Kumi-Daiko: Ensemble Performance
Kumi-daiko as a distinct art was pioneered by Daihachi Oguchi in Nagano in 1951 and developed into a major performance genre through groups like Ondekoza (founded 1969 on Sado Island) and its splinter group Kodo (1981). Kodo — based on Sado Island — is Japan’s most internationally renowned taiko ensemble, performing over 80 concerts annually in Japan and worldwide and running the annual Earth Celebration festival on Sado Island each August. A Kodo performance involves drums ranging from hand-held instruments to the massive o-daiko (weighing up to 900 kg), with players who are also trained in traditional dance, woodblock printing, and farming as part of the ensemble’s philosophy of total physical and cultural commitment. Yamato is another major ensemble with a more overtly athletic performance style.
Taiko at Festivals and Shrines
Taiko appears throughout Japanese festival culture — the most direct way to encounter it is at summer matsuri, where neighborhood taiko groups perform on festival platforms. Many cities have municipal taiko competitions. The Asakusa Samba Carnival in Tokyo (August) incorporates taiko alongside Brazilian percussion. Okinawan taiko (eisa drumming) appears at every summer festival in Okinawa — the hand drums and choreographed dancing of eisa groups is distinct from mainland taiko style and carries distinctly Ryukyuan rhythmic traditions. Shrine taiko — single large drums marking the rhythms of festivals — is found throughout Japan; the midnight taiko performance at major shrines on New Year’s Eve (Joya no Kane) is a moving atmospheric experience.

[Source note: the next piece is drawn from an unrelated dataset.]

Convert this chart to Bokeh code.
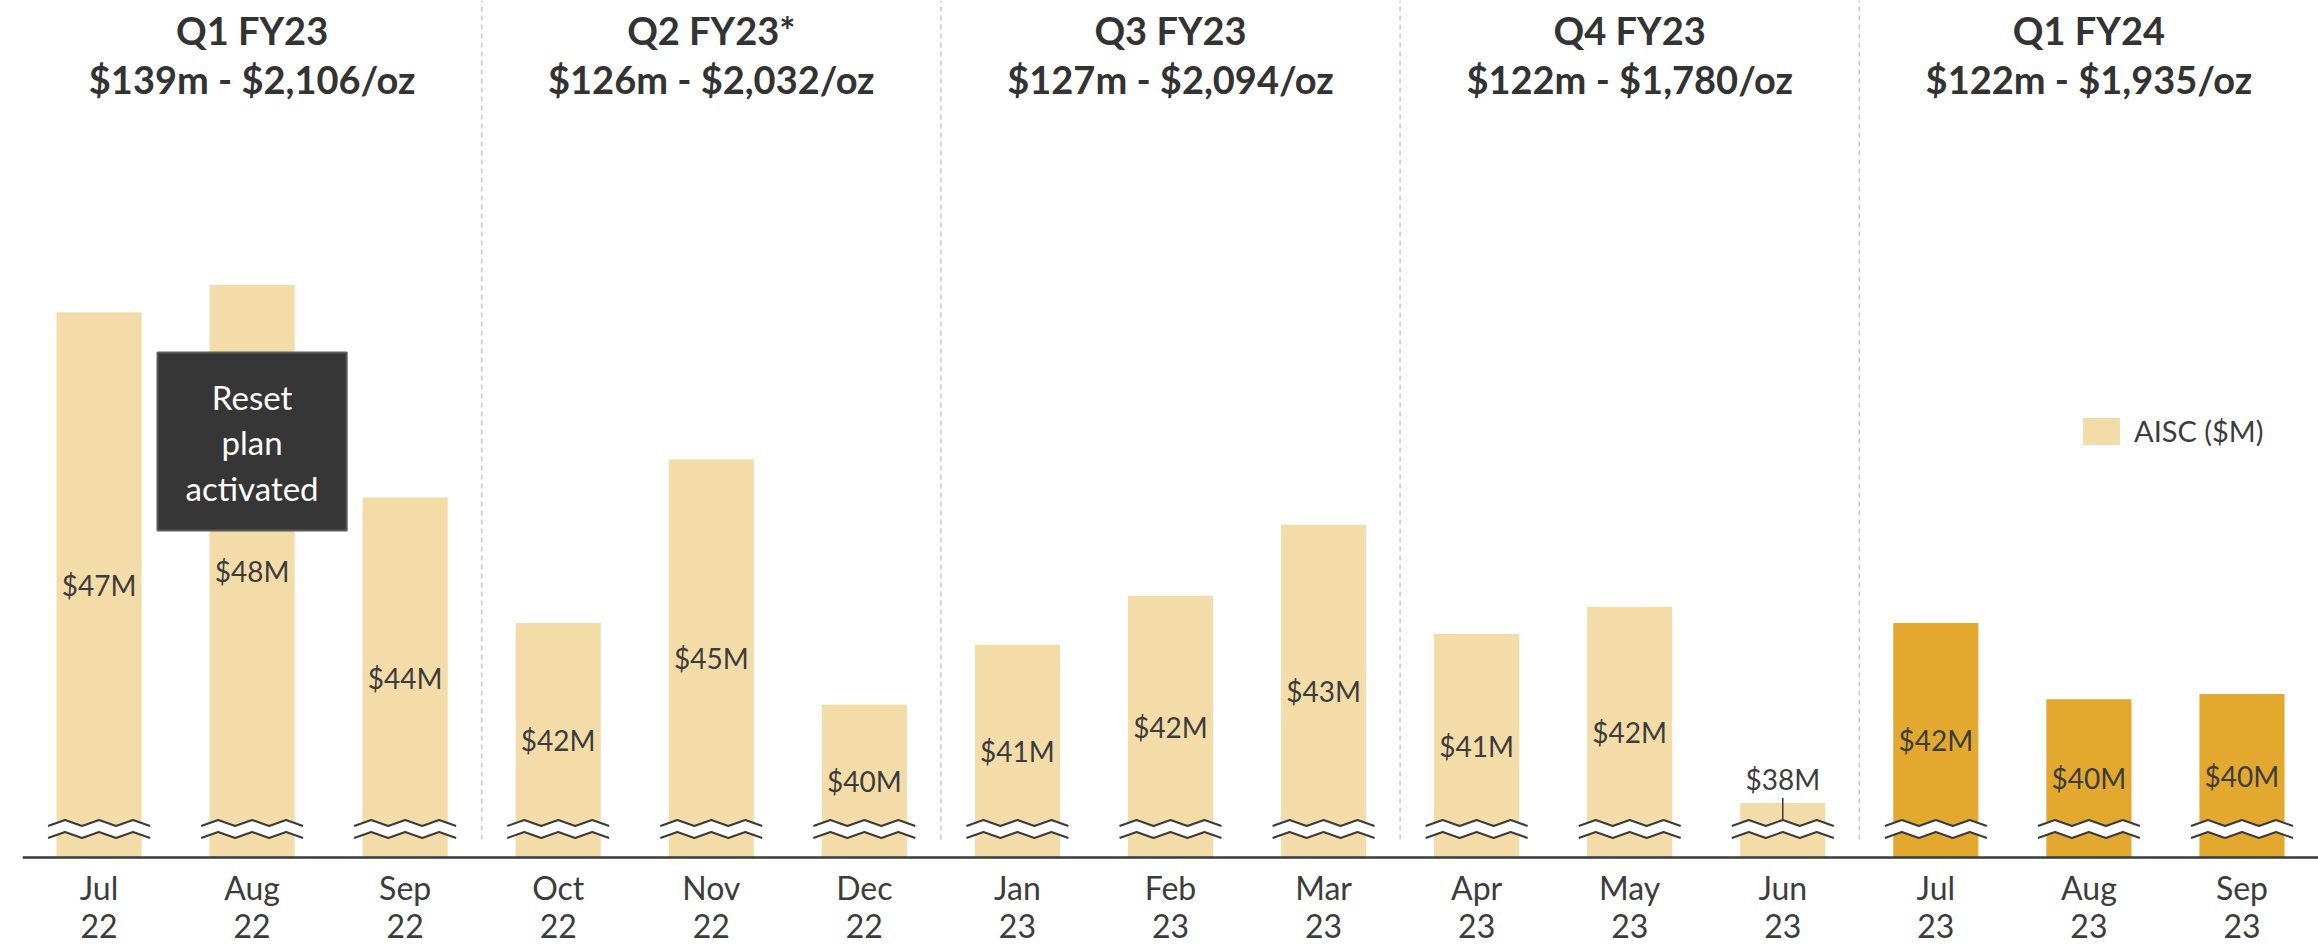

Taiko Workshops for Residents
Taiko workshop culture has expanded enormously in Japan’s major cities, driven by both domestic interest and international tourism. Studios in Tokyo, Osaka, and Kyoto offer beginner sessions (¥3,000–6,000, 1–2 hours) requiring no experience — participants learn basic stick technique, posture, and simple rhythmic patterns. Taiko Center (Tokyo) and various school-based groups advertise ongoing membership classes. Sado Island — home of Kodo — offers multi-day intensive programs. Some community centers (kominkan) run regular neighborhood taiko groups where residents can join for monthly fees — inquire at your local ward office’s cultural activities section (文化・スポーツ課). The physical demands are real: large taiko playing requires a wide stance, raised arms, and considerable striking force — expect sore shoulders after your first session.
Traditional Taiko Drums: Types and Uses
The nagado-daiko (long body drum) is the standard kumi-daiko instrument — a barrel-shaped body with rawhide heads nailed on both ends, played with bachi (thick wooden sticks). Shime-daiko (rope-tensioned drum) produces a sharper, higher sound used for rhythmic counterpoint. The o-daiko (great drum) is carved from a single piece of timber and can weigh hundreds of kilograms; playing it standing on a raised platform with horizontal striking is one of the most physically demanding performance acts in any art form. Okedo-daiko (stave-constructed drum, lighter) is carried while playing. The tsuzumi family (small, hourglass-shaped hand drums tensioned by rope) is used in noh and kabuki — the distinctive thwack of the ko-tsuzumi on the shoulder is one of classical Japanese music’s most recognizable sounds.